▸ Exercise aim
Retype only what runs from the beginning of the data through the line with "from matplotlib.lines import Line2D"; please omit the pictures and keep every line exact.

▸ Collected material
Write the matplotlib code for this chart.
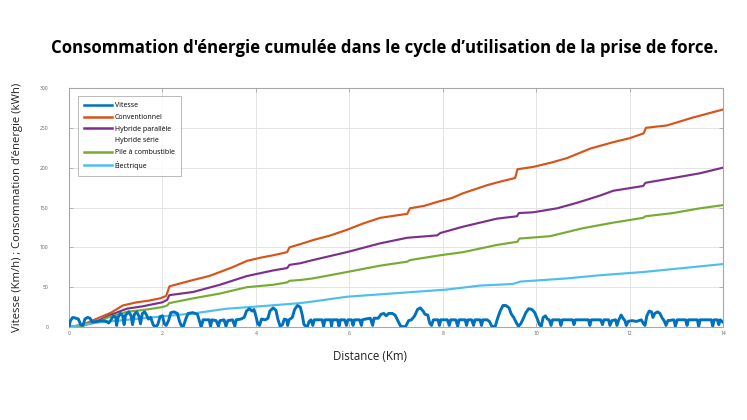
import matplotlib
matplotlib.use("Agg")
import matplotlib.pyplot as plt
from matplotlib.lines import Line2D

# ---- data ----
speed_x = [0.00, 0.03, 0.08, 0.15, 0.20, 0.25, 0.30, 0.34, 0.40, 0.45, 0.50, 0.60, 0.70, 0.80, 0.85,
           0.90, 0.95, 1.00, 1.02, 1.05, 1.10, 1.15, 1.18, 1.21, 1.28, 1.33, 1.36, 1.40, 1.45, 1.50,
           1.53, 1.57, 1.62, 1.66, 1.70, 1.75, 1.80, 1.85, 1.90, 1.95, 2.00, 2.04, 2.08, 2.13, 2.18,
           2.25, 2.32, 2.36, 2.40, 2.45, 2.50, 2.55, 2.65, 2.75, 2.80, 2.83, 2.87, 2.95, 3.00, 3.03,
           3.06, 3.15, 3.20, 3.23, 3.32, 3.36, 3.40, 3.50, 3.55, 3.58, 3.68, 3.75, 3.80, 3.86, 3.92,
           3.96, 4.00, 4.04, 4.08, 4.12, 4.20, 4.26, 4.30, 4.37, 4.43, 4.47, 4.52, 4.57, 4.61, 4.66,
           4.68, 4.71, 4.78, 4.83, 4.89, 4.95, 4.99, 5.03, 5.10, 5.14, 5.18, 5.22, 5.25, 5.35, 5.42,
           5.45, 5.48, 5.60, 5.62, 5.64, 5.75, 5.78, 5.81, 5.90, 5.94, 5.97, 6.05, 6.08, 6.11, 6.22,
           6.26, 6.28, 6.35, 6.45, 6.50, 6.53, 6.62, 6.68, 6.74, 6.79, 6.84, 6.92, 6.98, 7.03, 7.10,
           7.20, 7.27, 7.33, 7.40, 7.46, 7.52, 7.58, 7.62, 7.68, 7.72, 7.76, 7.80, 7.90, 7.93, 7.96,
           8.10, 8.14, 8.17, 8.28, 8.32, 8.35, 8.48, 8.51, 8.54, 8.62, 8.66, 8.69, 8.80, 8.83, 8.86,
           8.95, 9.00, 9.05, 9.12, 9.17, 9.23, 9.29, 9.35, 9.42, 9.47, 9.52, 9.57, 9.62, 9.67, 9.72,
           9.78, 9.84, 9.91, 9.97, 10.02, 10.07, 10.11, 10.15, 10.20, 10.24, 10.28, 10.32, 10.35, 10.50, 10.53,
           10.56, 10.78, 10.81, 10.84, 11.12, 11.15, 11.18, 11.38, 11.42, 11.45, 11.55, 11.58, 11.62, 11.70, 11.73,
           11.77, 11.82, 11.86, 11.90, 11.93, 11.97, 12.05, 12.15, 12.25, 12.30, 12.33, 12.37, 12.42, 12.47, 12.50,
           12.54, 12.60, 12.65, 12.70, 12.74, 12.78, 12.82, 12.95, 12.98, 13.02, 13.20, 13.23, 13.26, 13.45, 13.48,
           13.51, 13.60, 13.75, 13.78, 13.81, 13.88, 13.91, 13.94, 14.00]
speed_y = [0, 8, 12, 11, 10, 3, 2, 10, 12, 11, 6, 7, 8, 7, 5,
           9, 14, 12, 2, 12, 17, 14, 3, 15, 19, 14, 3, 16, 19, 13,
           4, 17, 19, 15, 10, 12, 3, 0, 3, 13, 14, 4, 2, 8, 18,
           19, 17, 8, 2, 1, 10, 17, 18, 16, 6, 0, 9, 9, 9, 1,
           9, 8, 1, 8, 9, 1, 8, 9, 1, 9, 10, 12, 20, 23, 20,
           22, 14, 4, 2, 10, 9, 11, 20, 24, 21, 10, 1, 3, 10, 9,
           2, 9, 12, 22, 27, 25, 16, 3, 0, 7, 9, 2, 9, 9, 9,
           1, 9, 9, 1, 9, 9, 1, 9, 9, 2, 9, 9, 2, 9, 9,
           2, 9, 10, 11, 2, 11, 11, 16, 17, 14, 17, 17, 15, 9, 1,
           0, 8, 9, 14, 22, 24, 20, 16, 15, 5, 2, 9, 9, 2, 9,
           9, 2, 9, 9, 1, 9, 9, 2, 9, 9, 2, 9, 9, 2, 9,
           9, 7, 1, 0, 10, 20, 27, 27, 24, 16, 12, 6, 1, 4, 10,
           18, 23, 22, 18, 11, 3, 1, 12, 14, 10, 9, 2, 9, 9, 2,
           9, 9, 3, 9, 9, 2, 9, 9, 3, 9, 9, 2, 8, 9, 2,
           9, 15, 11, 8, 2, 7, 8, 7, 9, 4, 2, 14, 20, 19, 12,
           17, 19, 17, 11, 8, 2, 8, 9, 1, 9, 9, 2, 9, 9, 1,
           9, 9, 9, 1, 9, 9, 3, 9, 6]

conv_x = [0, 0.3, 0.5, 0.7, 0.9, 1.15, 1.45, 1.7, 1.95, 2.08, 2.15, 2.4, 2.66, 3.0, 3.23, 3.5, 3.81,
          4.1, 4.37, 4.67, 4.72, 4.95, 5.22, 5.6, 5.95, 6.3, 6.66, 7.0, 7.24, 7.3, 7.6, 7.88, 8.2,
          8.44, 8.95, 9.2, 9.55, 9.6, 9.94, 10.3, 10.66, 11.16, 11.65, 12.0, 12.3, 12.35, 12.8, 13.36, 14.0]
conv_y = [0, 3, 8, 13, 18, 27, 31, 33, 36, 39, 51, 55, 59, 64, 69, 75, 83,
          87, 90, 94, 100, 104, 109, 115, 122, 130, 137, 140, 142, 149, 152, 157, 162,
          168, 178, 182, 187, 198, 201, 206, 212, 224, 232, 237, 243, 250, 253, 263, 273]

hpar_x = [0, 0.3, 0.6, 0.88, 1.24, 1.58, 2.0, 2.1, 2.15, 2.66, 3.23, 3.81, 4.37, 4.67, 4.72, 4.95,
          5.22, 5.95, 6.66, 7.24, 7.88, 7.95, 8.44, 9.16, 9.59, 9.63, 9.94, 10.45, 10.88, 11.37,
          11.65, 12.29, 12.34, 12.93, 13.51, 14.0]
hpar_y = [0, 2, 7, 15, 23, 26, 31, 34, 40, 44, 53, 64, 71, 74, 78, 80,
          84, 94, 105, 112, 115, 118, 126, 136, 139, 143, 144, 149, 156, 165,
          171, 177, 181, 187, 193, 200]

pile_x = [0, 0.3, 0.6, 0.88, 1.24, 1.67, 2.0, 2.1, 2.15, 2.66, 3.23, 3.81, 4.37, 4.67, 4.72, 4.95,
          5.22, 5.95, 6.66, 7.24, 7.3, 7.94, 8.44, 9.16, 9.6, 9.64, 10.3, 11.0, 11.65, 12.29, 12.34,
          12.93, 13.51, 14.0]
pile_y = [0, 2, 6, 13, 19, 22, 25, 27, 30, 36, 42, 50, 53, 56, 58, 59,
          61, 69, 77, 82, 84, 90, 94, 103, 107, 111, 114, 124, 131, 137, 139,
          143, 149, 153]

elec_x = [0, 0.51, 1.24, 1.95, 2.66, 3.38, 4.09, 4.52, 4.95, 5.22, 5.95, 6.66, 7.37, 8.09, 8.8,
          9.5, 9.66, 10.66, 11.37, 12.29, 13.15, 14.0]
elec_y = [0, 5, 9, 13, 17, 23, 26, 28, 30, 32, 38, 41, 44, 47, 52,
          54, 57, 61, 65, 69, 74, 79]

labels = ["Vitesse", "Conventionnel", "Hybride parallèle", "Hybride série",
          "Pile à combustible", "Électrique"]
x_ticks = [0, 2, 4, 6, 8, 10, 12, 14]
y_ticks = [0, 50, 100, 150, 200, 250, 300]

colors = {"blue": "#0072BD", "orange": "#D95319", "purple": "#7E2F8E",
          "green": "#77AC30", "cyan": "#4DBEEE"}

plt.rcParams['font.family'] = ['Open Sans', 'DejaVu Sans']

fig = plt.figure(figsize=(7.47, 4.2), dpi=100)
ax = fig.add_axes([69 / 747, 93 / 420, 654 / 747, 239 / 420])

lw = 1.55
ax.plot(conv_x, conv_y, color=colors["orange"], lw=lw, zorder=3)
ax.plot(hpar_x, hpar_y, color=colors["purple"], lw=lw, zorder=3)
ax.plot(pile_x, pile_y, color=colors["green"], lw=lw, zorder=3)
ax.plot(elec_x, elec_y, color=colors["cyan"], lw=lw, zorder=3)
ax.plot(speed_x, speed_y, color=colors["blue"], lw=2.1, zorder=4, solid_joinstyle='round')

ax.set_xlim(0, 14)
ax.set_ylim(0, 300)
ax.set_xticks(x_ticks)
ax.set_yticks(y_ticks)
ax.grid(True, color="#e4e4e4", lw=0.7)
ax.set_axisbelow(True)
for s in ax.spines.values():
    s.set_color("#a8a8a8")
    s.set_linewidth(0.8)
ax.tick_params(direction="in", length=3, width=0.6, color="#a8a8a8",
               labelsize=3.6, labelcolor="#606060", top=True, right=True, pad=3)
ax.tick_params(axis="y", pad=15)

handles = [Line2D([], [], color=colors["blue"], lw=1.8),
           Line2D([], [], color=colors["orange"], lw=1.8),
           Line2D([], [], color=colors["purple"], lw=1.8),
           Line2D([], [], color="none", lw=1.8),
           Line2D([], [], color=colors["green"], lw=1.8),
           Line2D([], [], color=colors["cyan"], lw=1.8)]
leg = ax.legend(handles, labels, loc="upper left", bbox_to_anchor=(9 / 654, 1 - 8 / 239),
                fontsize=5.0, frameon=True, fancybox=False, edgecolor="#a8a8a8",
                handlelength=4.0, handletextpad=0.4, labelspacing=0.68, borderpad=0.9,
                borderaxespad=0)
leg.get_frame().set_linewidth(0.7)

fig.text(385 / 747, 1 - 48 / 420,
         "Consommation d'énergie cumulée dans le cycle d’utilisation de la prise de force.",
         ha="center", va="center", fontsize=12.1, fontweight="bold", color="#000000")
fig.text(370 / 747, 1 - 356 / 420, "Distance (Km)", ha="center", va="center",
         fontsize=8.3, color="#222222")
fig.text(18 / 747, 1 - 207 / 420, "Vitesse (Km/h) ; Consommation d’énergie (kWh)",
         ha="center", va="center", rotation=90, fontsize=8.1, color="#222222")

fig.savefig("out.png", dpi=100)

▸ The answer
Write the matplotlib code for this chart.
import matplotlib
matplotlib.use("Agg")
import matplotlib.pyplot as plt
from matplotlib.lines import Line2D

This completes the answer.